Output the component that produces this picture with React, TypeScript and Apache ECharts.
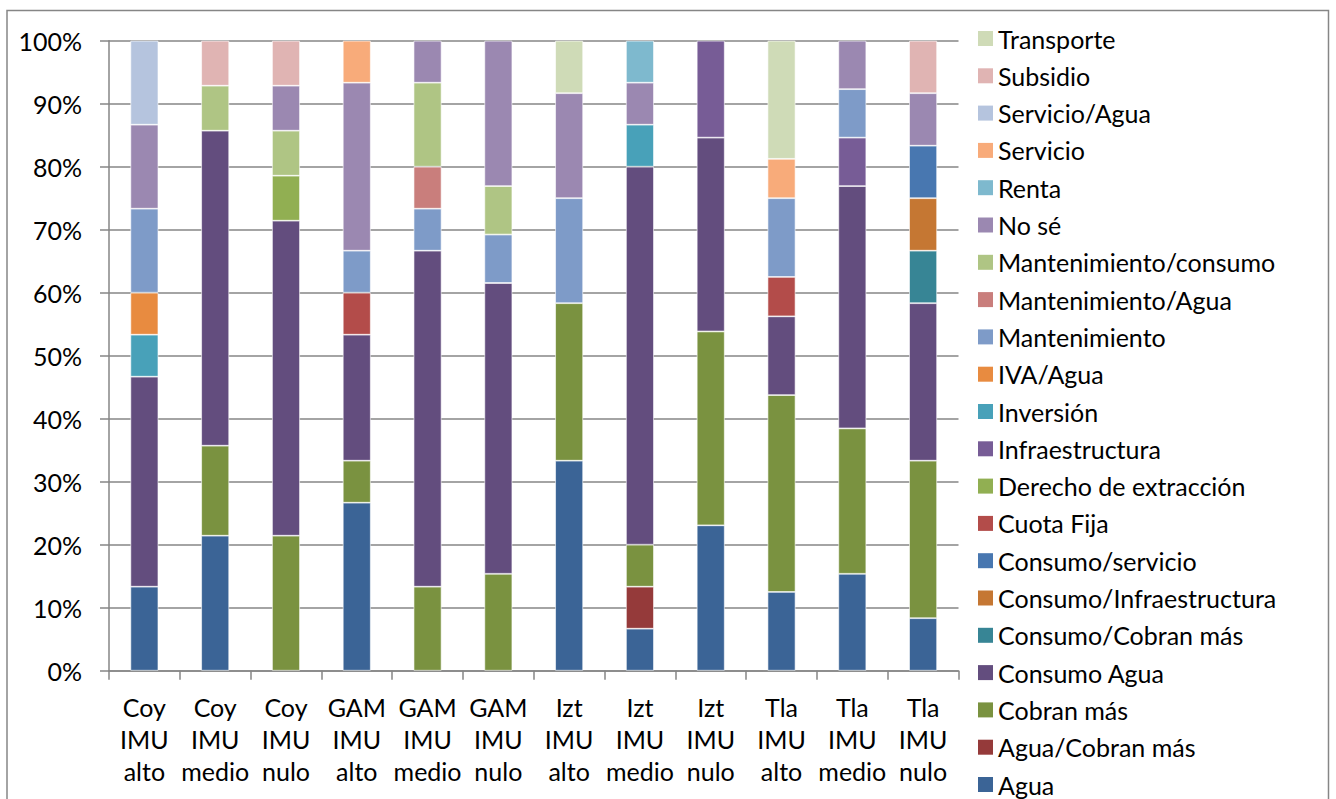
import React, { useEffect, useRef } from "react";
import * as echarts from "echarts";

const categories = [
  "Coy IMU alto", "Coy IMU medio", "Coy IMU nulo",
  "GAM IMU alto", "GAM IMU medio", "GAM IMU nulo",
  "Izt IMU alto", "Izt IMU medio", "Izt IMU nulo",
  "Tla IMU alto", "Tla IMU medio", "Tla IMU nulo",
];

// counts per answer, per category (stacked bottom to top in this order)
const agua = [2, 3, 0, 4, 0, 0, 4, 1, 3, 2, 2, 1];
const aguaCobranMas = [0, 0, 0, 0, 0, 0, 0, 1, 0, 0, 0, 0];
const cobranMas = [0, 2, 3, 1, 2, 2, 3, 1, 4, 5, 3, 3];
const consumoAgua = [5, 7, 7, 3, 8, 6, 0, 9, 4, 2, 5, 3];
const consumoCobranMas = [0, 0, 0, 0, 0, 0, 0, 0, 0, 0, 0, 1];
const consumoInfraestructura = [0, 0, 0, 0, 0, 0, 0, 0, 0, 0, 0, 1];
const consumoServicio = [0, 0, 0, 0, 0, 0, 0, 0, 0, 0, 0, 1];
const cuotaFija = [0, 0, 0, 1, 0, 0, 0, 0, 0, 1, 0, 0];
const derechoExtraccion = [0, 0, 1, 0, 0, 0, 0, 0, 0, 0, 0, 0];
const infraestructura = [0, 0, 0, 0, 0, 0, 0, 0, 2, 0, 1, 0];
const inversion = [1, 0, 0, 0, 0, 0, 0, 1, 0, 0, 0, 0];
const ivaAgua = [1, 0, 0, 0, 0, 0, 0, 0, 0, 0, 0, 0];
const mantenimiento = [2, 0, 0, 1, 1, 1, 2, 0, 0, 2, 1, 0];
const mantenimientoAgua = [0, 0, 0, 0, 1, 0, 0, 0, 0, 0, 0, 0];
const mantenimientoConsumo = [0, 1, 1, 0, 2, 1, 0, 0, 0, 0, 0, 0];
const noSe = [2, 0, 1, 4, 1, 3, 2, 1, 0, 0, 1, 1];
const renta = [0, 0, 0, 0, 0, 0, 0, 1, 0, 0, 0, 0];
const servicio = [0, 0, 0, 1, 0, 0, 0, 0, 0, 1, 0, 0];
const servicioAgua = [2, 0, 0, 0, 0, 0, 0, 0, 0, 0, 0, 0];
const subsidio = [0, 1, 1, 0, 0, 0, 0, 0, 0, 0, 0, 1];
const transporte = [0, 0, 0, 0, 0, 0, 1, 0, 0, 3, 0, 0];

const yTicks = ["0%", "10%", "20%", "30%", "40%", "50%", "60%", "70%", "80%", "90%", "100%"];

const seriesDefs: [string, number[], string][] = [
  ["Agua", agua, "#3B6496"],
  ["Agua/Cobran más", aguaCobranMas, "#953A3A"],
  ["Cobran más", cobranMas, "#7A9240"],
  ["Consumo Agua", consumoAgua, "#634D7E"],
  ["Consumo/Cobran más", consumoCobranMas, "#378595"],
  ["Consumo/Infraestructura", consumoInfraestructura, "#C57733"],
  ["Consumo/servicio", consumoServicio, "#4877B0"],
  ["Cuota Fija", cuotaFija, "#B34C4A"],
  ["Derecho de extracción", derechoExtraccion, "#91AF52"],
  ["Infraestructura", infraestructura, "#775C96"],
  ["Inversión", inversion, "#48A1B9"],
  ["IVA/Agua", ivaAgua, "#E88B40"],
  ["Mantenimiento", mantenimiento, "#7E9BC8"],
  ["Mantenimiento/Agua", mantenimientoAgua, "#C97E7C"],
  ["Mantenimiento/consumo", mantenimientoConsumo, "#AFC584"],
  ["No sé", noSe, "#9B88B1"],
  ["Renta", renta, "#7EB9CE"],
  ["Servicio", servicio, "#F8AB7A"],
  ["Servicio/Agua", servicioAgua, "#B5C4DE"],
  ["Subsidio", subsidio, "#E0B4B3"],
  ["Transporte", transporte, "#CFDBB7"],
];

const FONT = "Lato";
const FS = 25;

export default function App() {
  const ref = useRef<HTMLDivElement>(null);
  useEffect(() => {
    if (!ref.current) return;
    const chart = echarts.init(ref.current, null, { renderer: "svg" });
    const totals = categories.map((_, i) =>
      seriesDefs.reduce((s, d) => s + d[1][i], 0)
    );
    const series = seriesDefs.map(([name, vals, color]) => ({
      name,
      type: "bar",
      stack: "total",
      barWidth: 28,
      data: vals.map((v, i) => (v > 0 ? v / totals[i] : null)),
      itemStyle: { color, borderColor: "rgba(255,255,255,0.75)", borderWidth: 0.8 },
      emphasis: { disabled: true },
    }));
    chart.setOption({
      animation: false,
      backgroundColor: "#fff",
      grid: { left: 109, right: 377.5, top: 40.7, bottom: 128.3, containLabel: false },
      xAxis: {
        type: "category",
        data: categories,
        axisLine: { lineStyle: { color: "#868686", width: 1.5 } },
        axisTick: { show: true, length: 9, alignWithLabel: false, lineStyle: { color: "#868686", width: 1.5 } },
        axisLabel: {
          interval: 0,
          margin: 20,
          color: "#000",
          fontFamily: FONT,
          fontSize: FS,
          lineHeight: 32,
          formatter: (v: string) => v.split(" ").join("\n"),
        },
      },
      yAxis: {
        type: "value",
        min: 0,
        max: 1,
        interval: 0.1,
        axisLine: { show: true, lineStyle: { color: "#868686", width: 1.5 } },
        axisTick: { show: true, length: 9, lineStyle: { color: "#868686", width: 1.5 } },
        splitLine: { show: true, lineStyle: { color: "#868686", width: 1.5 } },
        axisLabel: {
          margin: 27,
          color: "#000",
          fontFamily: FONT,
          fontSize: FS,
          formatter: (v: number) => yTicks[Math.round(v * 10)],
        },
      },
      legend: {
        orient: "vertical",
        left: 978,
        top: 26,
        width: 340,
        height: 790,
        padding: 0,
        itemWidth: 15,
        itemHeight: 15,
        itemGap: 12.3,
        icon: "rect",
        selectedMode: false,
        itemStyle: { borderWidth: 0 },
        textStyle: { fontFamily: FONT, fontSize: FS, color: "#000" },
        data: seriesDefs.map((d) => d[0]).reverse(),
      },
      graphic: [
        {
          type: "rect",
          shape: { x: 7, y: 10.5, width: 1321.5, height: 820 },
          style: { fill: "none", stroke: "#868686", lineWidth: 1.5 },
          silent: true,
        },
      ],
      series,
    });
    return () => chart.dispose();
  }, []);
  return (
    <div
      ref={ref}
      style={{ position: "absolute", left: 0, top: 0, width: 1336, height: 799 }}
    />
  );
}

▸ **GIVEN INSTRUCTION**
Give back the whole listing as it stands, minus its pictures.

▸ **WRITTEN SOLUTION**
Output the component that produces this picture with React, TypeScript and Apache ECharts.
import React, { useEffect, useRef } from "react";
import * as echarts from "echarts";

const categories = [
  "Coy IMU alto", "Coy IMU medio", "Coy IMU nulo",
  "GAM IMU alto", "GAM IMU medio", "GAM IMU nulo",
  "Izt IMU alto", "Izt IMU medio", "Izt IMU nulo",
  "Tla IMU alto", "Tla IMU medio", "Tla IMU nulo",
];

// counts per answer, per category (stacked bottom to top in this order)
const agua = [2, 3, 0, 4, 0, 0, 4, 1, 3, 2, 2, 1];
const aguaCobranMas = [0, 0, 0, 0, 0, 0, 0, 1, 0, 0, 0, 0];
const cobranMas = [0, 2, 3, 1, 2, 2, 3, 1, 4, 5, 3, 3];
const consumoAgua = [5, 7, 7, 3, 8, 6, 0, 9, 4, 2, 5, 3];
const consumoCobranMas = [0, 0, 0, 0, 0, 0, 0, 0, 0, 0, 0, 1];
const consumoInfraestructura = [0, 0, 0, 0, 0, 0, 0, 0, 0, 0, 0, 1];
const consumoServicio = [0, 0, 0, 0, 0, 0, 0, 0, 0, 0, 0, 1];
const cuotaFija = [0, 0, 0, 1, 0, 0, 0, 0, 0, 1, 0, 0];
const derechoExtraccion = [0, 0, 1, 0, 0, 0, 0, 0, 0, 0, 0, 0];
const infraestructura = [0, 0, 0, 0, 0, 0, 0, 0, 2, 0, 1, 0];
const inversion = [1, 0, 0, 0, 0, 0, 0, 1, 0, 0, 0, 0];
const ivaAgua = [1, 0, 0, 0, 0, 0, 0, 0, 0, 0, 0, 0];
const mantenimiento = [2, 0, 0, 1, 1, 1, 2, 0, 0, 2, 1, 0];
const mantenimientoAgua = [0, 0, 0, 0, 1, 0, 0, 0, 0, 0, 0, 0];
const mantenimientoConsumo = [0, 1, 1, 0, 2, 1, 0, 0, 0, 0, 0, 0];
const noSe = [2, 0, 1, 4, 1, 3, 2, 1, 0, 0, 1, 1];
const renta = [0, 0, 0, 0, 0, 0, 0, 1, 0, 0, 0, 0];
const servicio = [0, 0, 0, 1, 0, 0, 0, 0, 0, 1, 0, 0];
const servicioAgua = [2, 0, 0, 0, 0, 0, 0, 0, 0, 0, 0, 0];
const subsidio = [0, 1, 1, 0, 0, 0, 0, 0, 0, 0, 0, 1];
const transporte = [0, 0, 0, 0, 0, 0, 1, 0, 0, 3, 0, 0];

const yTicks = ["0%", "10%", "20%", "30%", "40%", "50%", "60%", "70%", "80%", "90%", "100%"];

const seriesDefs: [string, number[], string][] = [
  ["Agua", agua, "#3B6496"],
  ["Agua/Cobran más", aguaCobranMas, "#953A3A"],
  ["Cobran más", cobranMas, "#7A9240"],
  ["Consumo Agua", consumoAgua, "#634D7E"],
  ["Consumo/Cobran más", consumoCobranMas, "#378595"],
  ["Consumo/Infraestructura", consumoInfraestructura, "#C57733"],
  ["Consumo/servicio", consumoServicio, "#4877B0"],
  ["Cuota Fija", cuotaFija, "#B34C4A"],
  ["Derecho de extracción", derechoExtraccion, "#91AF52"],
  ["Infraestructura", infraestructura, "#775C96"],
  ["Inversión", inversion, "#48A1B9"],
  ["IVA/Agua", ivaAgua, "#E88B40"],
  ["Mantenimiento", mantenimiento, "#7E9BC8"],
  ["Mantenimiento/Agua", mantenimientoAgua, "#C97E7C"],
  ["Mantenimiento/consumo", mantenimientoConsumo, "#AFC584"],
  ["No sé", noSe, "#9B88B1"],
  ["Renta", renta, "#7EB9CE"],
  ["Servicio", servicio, "#F8AB7A"],
  ["Servicio/Agua", servicioAgua, "#B5C4DE"],
  ["Subsidio", subsidio, "#E0B4B3"],
  ["Transporte", transporte, "#CFDBB7"],
];

const FONT = "Lato";
const FS = 25;

export default function App() {
  const ref = useRef<HTMLDivElement>(null);
  useEffect(() => {
    if (!ref.current) return;
    const chart = echarts.init(ref.current, null, { renderer: "svg" });
    const totals = categories.map((_, i) =>
      seriesDefs.reduce((s, d) => s + d[1][i], 0)
    );
    const series = seriesDefs.map(([name, vals, color]) => ({
      name,
      type: "bar",
      stack: "total",
      barWidth: 28,
      data: vals.map((v, i) => (v > 0 ? v / totals[i] : null)),
      itemStyle: { color, borderColor: "rgba(255,255,255,0.75)", borderWidth: 0.8 },
      emphasis: { disabled: true },
    }));
    chart.setOption({
      animation: false,
      backgroundColor: "#fff",
      grid: { left: 109, right: 377.5, top: 40.7, bottom: 128.3, containLabel: false },
      xAxis: {
        type: "category",
        data: categories,
        axisLine: { lineStyle: { color: "#868686", width: 1.5 } },
        axisTick: { show: true, length: 9, alignWithLabel: false, lineStyle: { color: "#868686", width: 1.5 } },
        axisLabel: {
          interval: 0,
          margin: 20,
          color: "#000",
          fontFamily: FONT,
          fontSize: FS,
          lineHeight: 32,
          formatter: (v: string) => v.split(" ").join("\n"),
        },
      },
      yAxis: {
        type: "value",
        min: 0,
        max: 1,
        interval: 0.1,
        axisLine: { show: true, lineStyle: { color: "#868686", width: 1.5 } },
        axisTick: { show: true, length: 9, lineStyle: { color: "#868686", width: 1.5 } },
        splitLine: { show: true, lineStyle: { color: "#868686", width: 1.5 } },
        axisLabel: {
          margin: 27,
          color: "#000",
          fontFamily: FONT,
          fontSize: FS,
          formatter: (v: number) => yTicks[Math.round(v * 10)],
        },
      },
      legend: {
        orient: "vertical",
        left: 978,
        top: 26,
        width: 340,
        height: 790,
        padding: 0,
        itemWidth: 15,
        itemHeight: 15,
        itemGap: 12.3,
        icon: "rect",
        selectedMode: false,
        itemStyle: { borderWidth: 0 },
        textStyle: { fontFamily: FONT, fontSize: FS, color: "#000" },
        data: seriesDefs.map((d) => d[0]).reverse(),
      },
      graphic: [
        {
          type: "rect",
          shape: { x: 7, y: 10.5, width: 1321.5, height: 820 },
          style: { fill: "none", stroke: "#868686", lineWidth: 1.5 },
          silent: true,
        },
      ],
      series,
    });
    return () => chart.dispose();
  }, []);
  return (
    <div
      ref={ref}
      style={{ position: "absolute", left: 0, top: 0, width: 1336, height: 799 }}
    />
  );
}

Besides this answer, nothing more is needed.